My third year, I felt myself buckle from the mounting pressure. I started to sweat in the face of my opponents, anxiety, and depressive moods. I sought help from my advising dean and came to realize the severity and the importance of what I was battling. This was and is not something I could just “get over” or “let pass”. I was learning that this poker face was not going to cut it.
Not many Black women take this route. Many do not have access to treatment. Socioeconomic status and health are linked in that being lower on the totem pole can impede one’s ability to afford health insurance and healthcare services. According to the National Poverty Center, Black people experience higher levels of poverty, exceeding the national average, and single female-headed households, commonly found with Black and Hispanics, hold the highest of these rates.

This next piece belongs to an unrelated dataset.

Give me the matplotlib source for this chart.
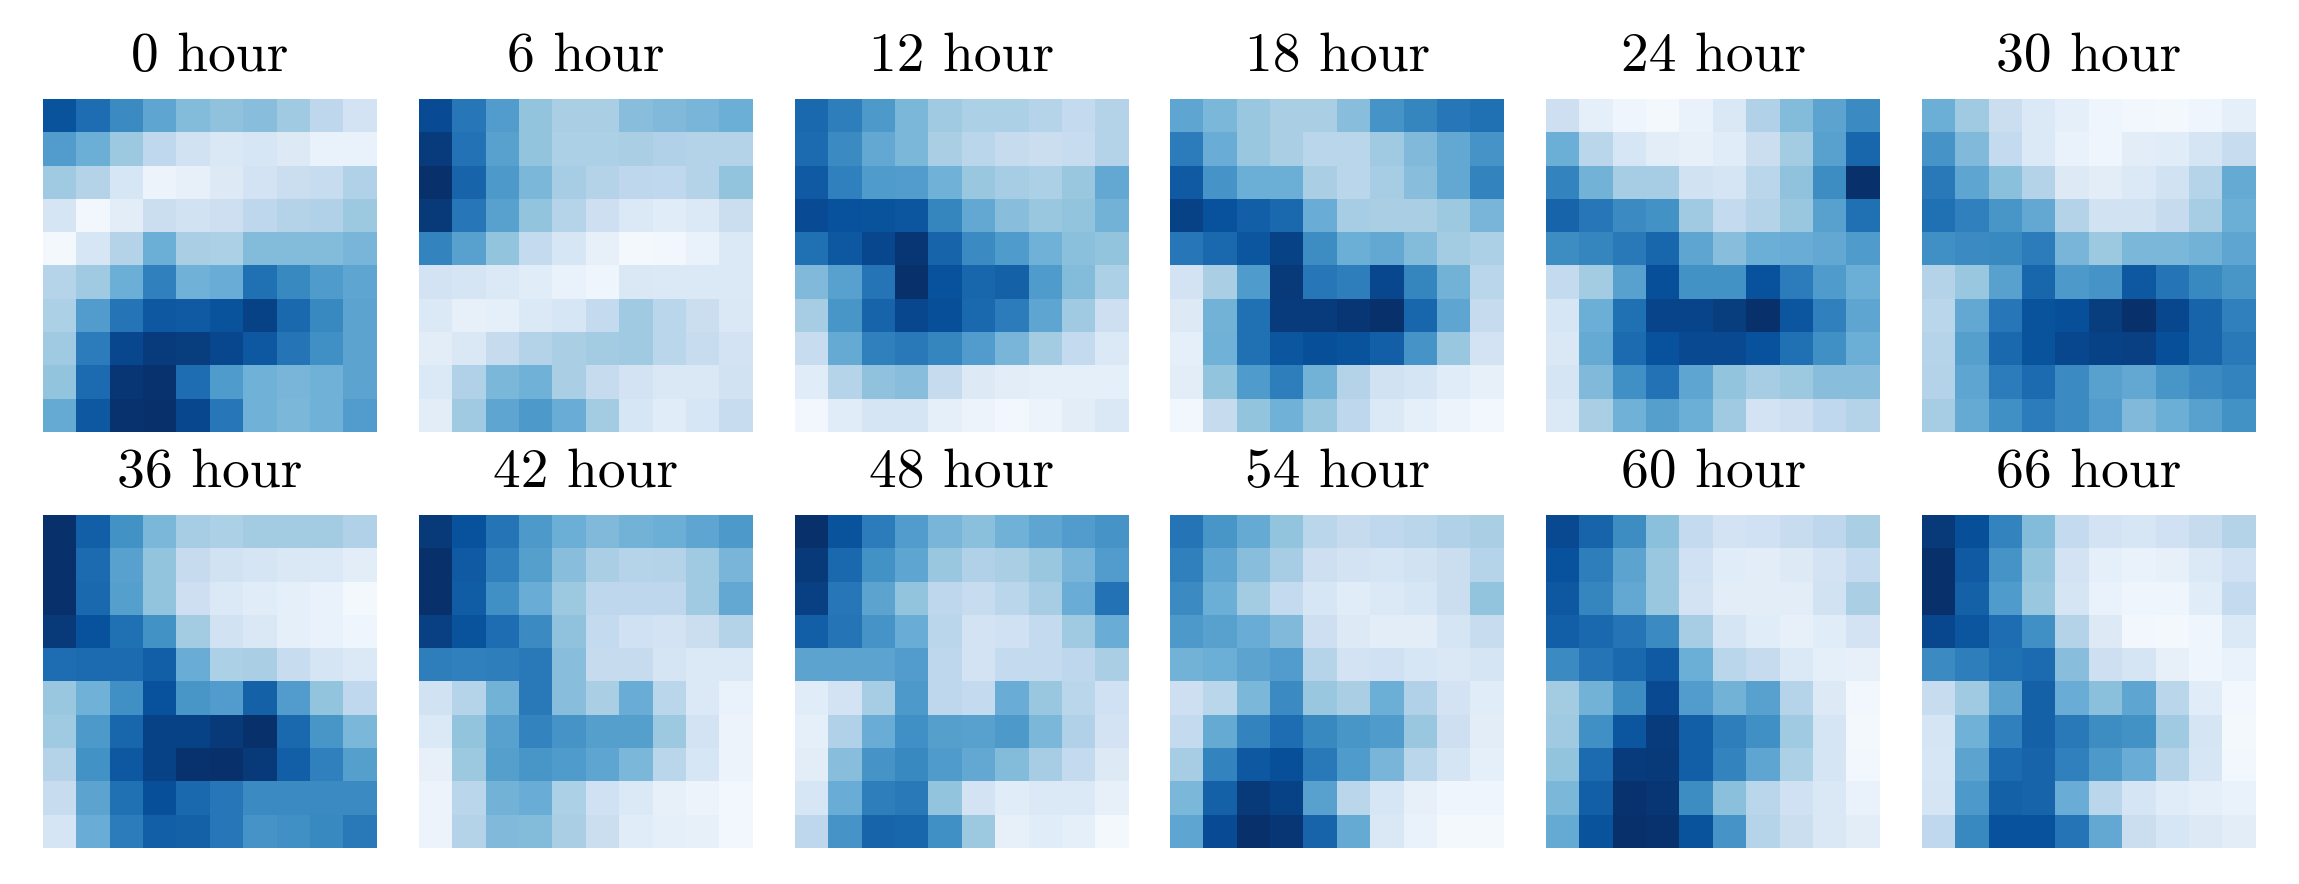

More often than not, Black Women rely on their spirituality to cope with any struggles with mental health and depression. According to a study, 43% of their African American female participants used religion to cope with serious health problems in the past year, including depression, cancer, and heart disease and even though religious coping has some positive effects, it also has negative ones. Clergy are not professionally trained to help these women cope with their mental health issues. Among the Black women surveyed, a large amount verified that they would definitely use religious coping, which actually delays the necessary assistance from trained mental health providers.
I carry my faith like I carry my skin, and my branches; it is my fortitude as I battle against my opponents in life, but I choose to seek the help that I know I need.
I choose to break the tough exterior, and societal constructs and constraints that have been patched together for me as a cast, only to be the very thing harming me.
I choose to deal with my mountain-high chips, because I am a worthy opponent.